▶ Work required
Leave out every picture. Copy exactly the lines from the one holding "Convert this diagram to TikZ code." through the one holding "(0,0) rectangle (669,444);".

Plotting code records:
--

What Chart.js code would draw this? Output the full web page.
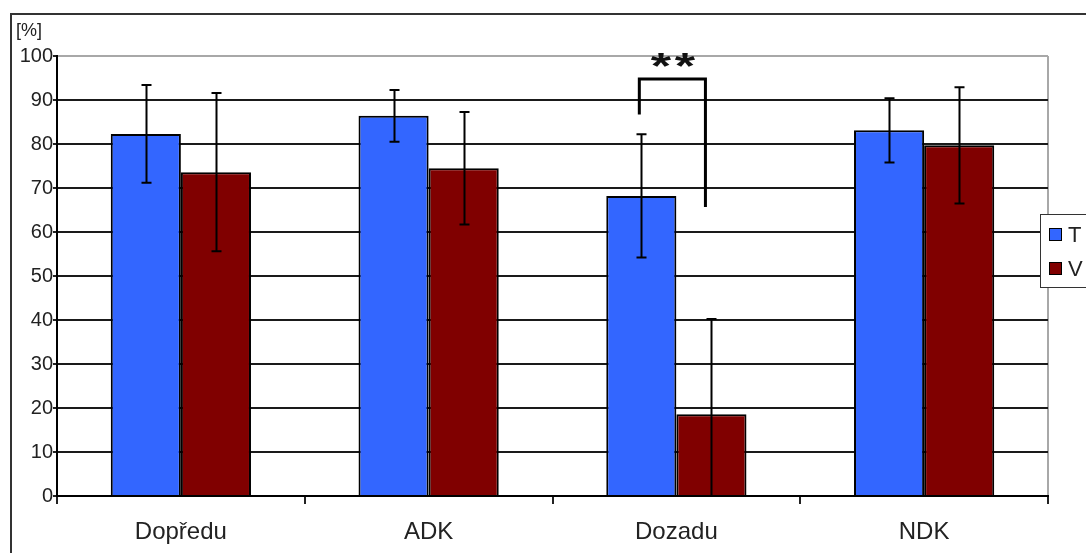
<!DOCTYPE html>
<html>
<head>
<meta charset="utf-8">
<title>T / V</title>
<script src="https://cdn.jsdelivr.net/npm/chart.js@4/dist/chart.umd.min.js"></script>
<style>
  html, body { margin: 0; padding: 0; background: #fff; }
  #wrap { position: relative; width: 1086px; height: 553px; overflow: hidden; }
  #frame { position: absolute; left: 10px; top: 13px; width: 1100px; height: 600px;
           border-left: 2px solid #333; border-top: 2px solid #333; box-sizing: border-box; }
  canvas { position: absolute; left: 0; top: 0; }
</style>
</head>
<body>
<div id="wrap">
  <div id="frame"></div>
  <canvas id="chart" width="1086" height="553"></canvas>
</div>
<script>
// Categories and series (mean values in %, with standard deviations)
const categories = ['Dopředu', 'ADK', 'Dozadu', 'NDK'];
const seriesNames = ['T', 'V'];
const valuesT = [82.3, 86.4, 68.2, 83.1];
const valuesV = [73.6, 74.5, 18.6, 79.7];
const sdT = [11.1, 5.9, 14.0, 7.3];
const sdV = [18.0, 12.8, 21.6, 13.2];
const yTicks = [0, 10, 20, 30, 40, 50, 60, 70, 80, 90, 100];

// Significance bracket between T and V at "Dozadu": [left end, top, right end] in %
const sigCategory = 2;
const sigBracket = [86.7, 94.8, 65.7];
const sigLabel = '**';
const unitLabel = '[%]';

const colorT = '#3366ff';
const colorV = '#800000';

const errorBars = {
  id: 'errorBars',
  afterDatasetsDraw(chart) {
    const { ctx, chartArea } = chart;
    const y = chart.scales.y;
    const sds = [sdT, sdV];
    ctx.save();
    ctx.strokeStyle = '#000';
    ctx.lineWidth = 2;
    chart.data.datasets.forEach((ds, i) => {
      const meta = chart.getDatasetMeta(i);
      meta.data.forEach((bar, j) => {
        const v = ds.data[j], s = sds[i][j];
        const x = Math.round(bar.x) + 0.5;
        let yTop = y.getPixelForValue(v + s);
        let yBot = y.getPixelForValue(v - s);
        const capTop = yTop >= chartArea.top;
        const capBot = yBot <= chartArea.bottom;
        yTop = Math.max(yTop, chartArea.top);
        yBot = Math.min(yBot, chartArea.bottom);
        ctx.beginPath();
        ctx.moveTo(x, yTop);
        ctx.lineTo(x, yBot);
        if (capTop) { ctx.moveTo(x - 5, yTop); ctx.lineTo(x + 5, yTop); }
        if (capBot) { ctx.moveTo(x - 5, yBot); ctx.lineTo(x + 5, yBot); }
        ctx.stroke();
      });
    });
    ctx.restore();
  }
};

const decorations = {
  id: 'decorations',
  afterDraw(chart) {
    const { ctx } = chart;
    const y = chart.scales.y;
    ctx.save();

    // unit label above the value axis
    ctx.fillStyle = '#222';
    ctx.font = '18px "Liberation Sans", Arial, sans-serif';
    ctx.textBaseline = 'alphabetic';
    ctx.textAlign = 'left';
    ctx.fillText(unitLabel, 16, 36);

    // significance bracket
    const barT = chart.getDatasetMeta(0).data[sigCategory];
    const barV = chart.getDatasetMeta(1).data[sigCategory];
    const xl = barT.x - 2, xr = barV.x - 6;
    const yl = y.getPixelForValue(sigBracket[0]);
    const yt = y.getPixelForValue(sigBracket[1]);
    const yr = y.getPixelForValue(sigBracket[2]);
    ctx.strokeStyle = '#000';
    ctx.lineWidth = 3;
    ctx.lineCap = 'butt';
    ctx.lineJoin = 'miter';
    ctx.beginPath();
    ctx.moveTo(xl, yl);
    ctx.lineTo(xl, yt);
    ctx.lineTo(xr, yt);
    ctx.lineTo(xr, yr);
    ctx.stroke();

    // significance stars, each centred on its own slot above the bracket
    ctx.fillStyle = '#111';
    ctx.font = 'bold 36px "Liberation Sans", Arial, sans-serif';
    ctx.textAlign = 'left';
    ctx.textBaseline = 'alphabetic';
    const stars = sigLabel.split('');
    const gap = 24, cy = yt - 19, cxMid = (xl + xr) / 2 + 0.5;
    stars.forEach((ch, k) => {
      const m = ctx.measureText(ch);
      const gw = m.actualBoundingBoxLeft + m.actualBoundingBoxRight;
      const gh = m.actualBoundingBoxAscent + m.actualBoundingBoxDescent;
      const cx = cxMid + (k - (stars.length - 1) / 2) * gap;
      ctx.save();
      ctx.translate(cx, cy);
      ctx.scale(1.45, 1);
      ctx.fillText(ch, -m.actualBoundingBoxRight + gw / 2, m.actualBoundingBoxAscent - gh / 2);
      ctx.restore();
    });

    // legend box
    const lx = 1040, ly = 214;
    ctx.fillStyle = '#fff';
    ctx.fillRect(lx, ly, 60, 73);
    ctx.strokeStyle = '#333';
    ctx.lineWidth = 1;
    ctx.strokeRect(lx + 0.5, ly + 0.5, 60, 73);
    const colors = chart.data.datasets.map(d => d.backgroundColor);
    ctx.font = '22px "Liberation Sans", Arial, sans-serif';
    ctx.textAlign = 'left';
    ctx.textBaseline = 'middle';
    seriesNames.forEach((name, i) => {
      const sy = 228 + i * 34;
      ctx.fillStyle = colors[i];
      ctx.fillRect(1049, sy, 13, 13);
      ctx.strokeStyle = '#000';
      ctx.strokeRect(1049.5, sy + 0.5, 12, 12);
      ctx.fillStyle = '#222';
      ctx.fillText(name, 1068, sy + 8);
    });
    ctx.restore();
  }
};

new Chart(document.getElementById('chart'), {
  type: 'bar',
  data: {
    labels: categories,
    datasets: [
      { label: seriesNames[0], data: valuesT, backgroundColor: colorT, borderColor: '#000', borderWidth: 2 },
      { label: seriesNames[1], data: valuesV, backgroundColor: colorV, borderColor: '#000', borderWidth: 2 }
    ]
  },
  options: {
    responsive: false,
    animation: false,
    events: [],
    layout: { padding: { left: 0, right: 38, top: 56, bottom: 0 } },
    datasets: { bar: { categoryPercentage: 0.566, barPercentage: 1.0 } },
    plugins: { legend: { display: false }, title: { display: false }, tooltip: { enabled: false } },
    scales: {
      x: {
        afterFit(scale) { scale.height = 57; },
        border: { display: true, color: '#000', width: 2 },
        grid: {
          offset: true,
          drawOnChartArea: true,
          color: c => (c.type === 'scale' ? '#a8a8a8' : 'rgba(0,0,0,0)'),
          tickColor: '#222',
          tickLength: 8,
          lineWidth: 2
        },
        ticks: {
          color: '#222',
          padding: 14,
          font: { family: '"Liberation Sans", Arial, sans-serif', size: 24 }
        }
      },
      y: {
        min: 0,
        max: 100,
        afterFit(scale) { scale.width = 57; },
        afterBuildTicks(scale) { scale.ticks = yTicks.map(v => ({ value: v })); },
        border: { display: true, color: '#000', width: 2 },
        grid: {
          color: c => (c.tick && c.tick.value === 100 ? '#a8a8a8' : '#1a1a1a'),
          tickColor: '#222',
          tickLength: 4,
          lineWidth: 2
        },
        ticks: {
          color: '#222',
          padding: 0,
          font: { family: '"Liberation Sans", Arial, sans-serif', size: 20 }
        }
      }
    }
  },
  plugins: [errorBars, decorations]
});
</script>
</body>
</html>
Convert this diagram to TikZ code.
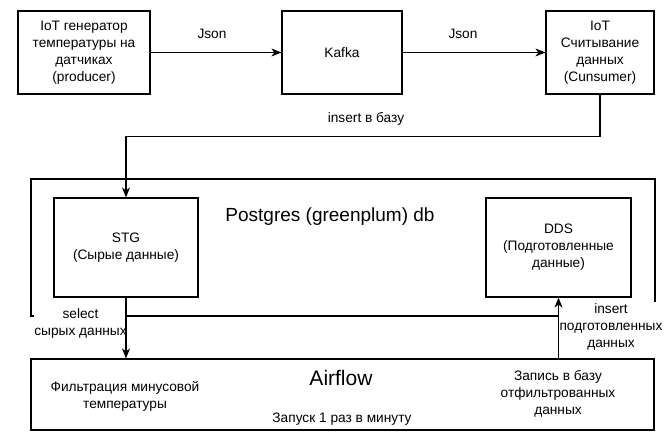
\documentclass[tikz,border=0pt]{standalone}
\usepackage{fontspec}
\setmainfont{Liberation Sans}
\usetikzlibrary{arrows.meta,positioning,calc}
\tikzset{
	box/.style={draw, align=center, inner sep=0pt},
	lbl/.style={align=center, inner sep=1pt},
	tip/.style={-{Stealth[length=10pt,width=8pt,inset=3pt]}}
}
\newcommand{\txt}{\fontsize{13.7}{17}\selectfont}
\begin{document}
\begin{tikzpicture}[x=1pt, y=-1pt, line width=1.2pt, font=\txt]
			\useasboundingbox (0,0) rectangle (669,444);
			
			\node[box, minimum width=132pt, minimum height=83pt] (gen) at (84,52.5) {IoT генератор\\температуры на\\датчиках\\(producer)};
			\node[box, minimum width=120pt, minimum height=83pt] (kafka) at (342,52.5) {Kafka};
			\node[box, minimum width=108pt, minimum height=83pt] (cons) at (600,52.5) {IoT\\Считывание\\данных\\(Cunsumer)};
			
			\node[box, minimum width=624pt, minimum height=137pt] (pg) at (343,247.5) {};
			\node[font=\fontsize{19}{22}\selectfont] (pgtitle) at (330,217) {Postgres (greenplum) db};
			\node[box, minimum width=144pt, minimum height=99pt] (stg) at (126,247.5) {STG\\(Сырые данные)};
			\node[box, minimum width=145pt, minimum height=99pt] (dds) at (558.5,247.5) {DDS\\(Подготовленные\\данные)};
			
			\node[box, minimum width=623pt, minimum height=71pt] (air) at (342.5,394.5) {};
			\node[font=\fontsize{21}{24}\selectfont] (airtitle) at (341,378) {Airflow};
			\node[lbl] (filt) at (125,396.5) {Фильтрация минусовой\\температуры};
			\node[lbl] (run) at (342,419) {Запуск 1 раз в минуту};
			\node[lbl] (write) at (558,393.5) {Запись в базу\\отфильтрованных\\данных};
			
			\coordinate (bend1) at ($(cons.south) + (0,42)$);
			\coordinate (bend2) at (bend1 -| stg.north);
			
			\draw[tip] (gen) -- (kafka);
			\draw[tip] (kafka) -- (cons);
			\draw[tip] (cons.south) -- (bend1) -- (bend2) -- (stg.north);
			
			\node[lbl, fill=white, inner xsep=0.5pt] (sel) at (80.5,323) {select\\сырых данных};
			\node[lbl, fill=white, inner xsep=2pt, inner ysep=2pt] (ins) at (611,327) {insert\\подготовленных\\данных};
			\draw (pg.north west) -- (pg.south west);
			\draw[tip] (stg.south) -- (stg.south |- air.north);
			\draw[tip] (dds.south |- air.north) -- (dds.south);
			
			\node[lbl] (json1) at (212,34) {Json};
			\node[lbl] (json2) at (463,34) {Json};
			\node[lbl] (insbase) at (366,119) {insert в базу};
		\end{tikzpicture}
\end{document}
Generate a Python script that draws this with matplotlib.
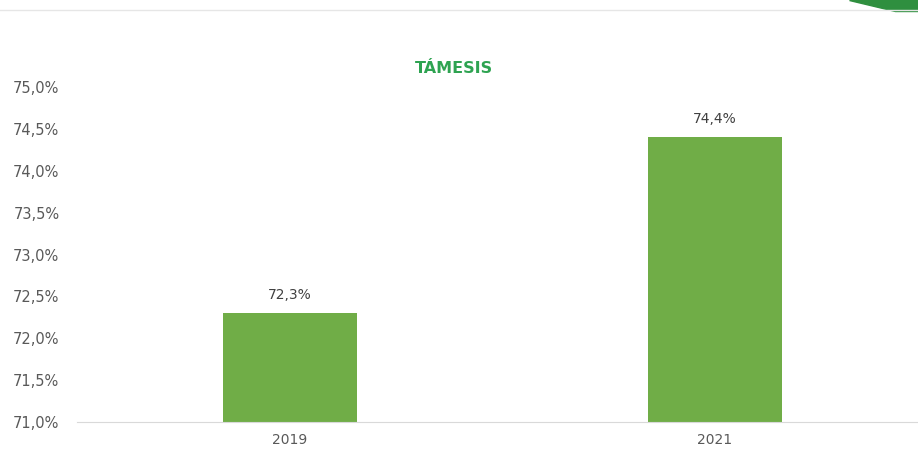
import matplotlib
matplotlib.use("Agg")
import matplotlib.pyplot as plt
import matplotlib.patches as patches

years = ["2019", "2021"]
values = [72.3, 74.4]
labels = ["72,3%", "74,4%"]
yticks = [71.0, 71.5, 72.0, 72.5, 73.0, 73.5, 74.0, 74.5, 75.0]

fig = plt.figure(figsize=(9.18, 4.55), dpi=100)
ax = fig.add_axes([0.0844, 0.0725, 0.926, 0.7363])

x = range(len(years))
bars = ax.bar(x, values, width=0.315, color="#70ad47", zorder=2)
for i, v in enumerate(values):
    ax.text(i, v + 0.13, labels[i], ha="center", va="bottom", fontsize=10, color="#404040")

ax.set_ylim(71.0, 75.0)
ax.set_xlim(-0.5, 1.5)
ax.set_yticks(yticks)
ax.set_yticklabels([("%.1f" % t).replace(".", ",") + "%" for t in yticks])
ax.set_xticks(list(x))
ax.set_xticklabels(years)
ax.tick_params(axis="both", length=0, labelsize=10, labelcolor="#595959")
ax.tick_params(axis="y", labelsize=10.5, pad=13)
ax.tick_params(axis="x", pad=8)
for s in ["top", "right", "left"]:
    ax.spines[s].set_visible(False)
ax.spines["bottom"].set_color("#d9d9d9")

fig.text(0.494, 0.85, "TÁMESIS", ha="center", va="center", fontsize=11.5,
         fontweight="heavy", color="#2ea351")

# header separator and corner shape
fig.add_artist(plt.Line2D([0, 1], [0.977, 0.977], color="#e6e6e6", lw=1))
fig.add_artist(patches.Polygon([[0.925, 1.0], [1.0, 1.0], [1.0, 0.975], [0.975, 0.975]],
                               closed=True, color="#2f8f3f", transform=fig.transFigure))

fig.savefig("out.png", dpi=100)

--

▶ Response to the exercise
Convert this diagram to TikZ code.
\documentclass[tikz,border=0pt]{standalone}
\usepackage{fontspec}
\setmainfont{Liberation Sans}
\usetikzlibrary{arrows.meta,positioning,calc}
\tikzset{
	box/.style={draw, align=center, inner sep=0pt},
	lbl/.style={align=center, inner sep=1pt},
	tip/.style={-{Stealth[length=10pt,width=8pt,inset=3pt]}}
}
\newcommand{\txt}{\fontsize{13.7}{17}\selectfont}
\begin{document}
\begin{tikzpicture}[x=1pt, y=-1pt, line width=1.2pt, font=\txt]
			\useasboundingbox (0,0) rectangle (669,444);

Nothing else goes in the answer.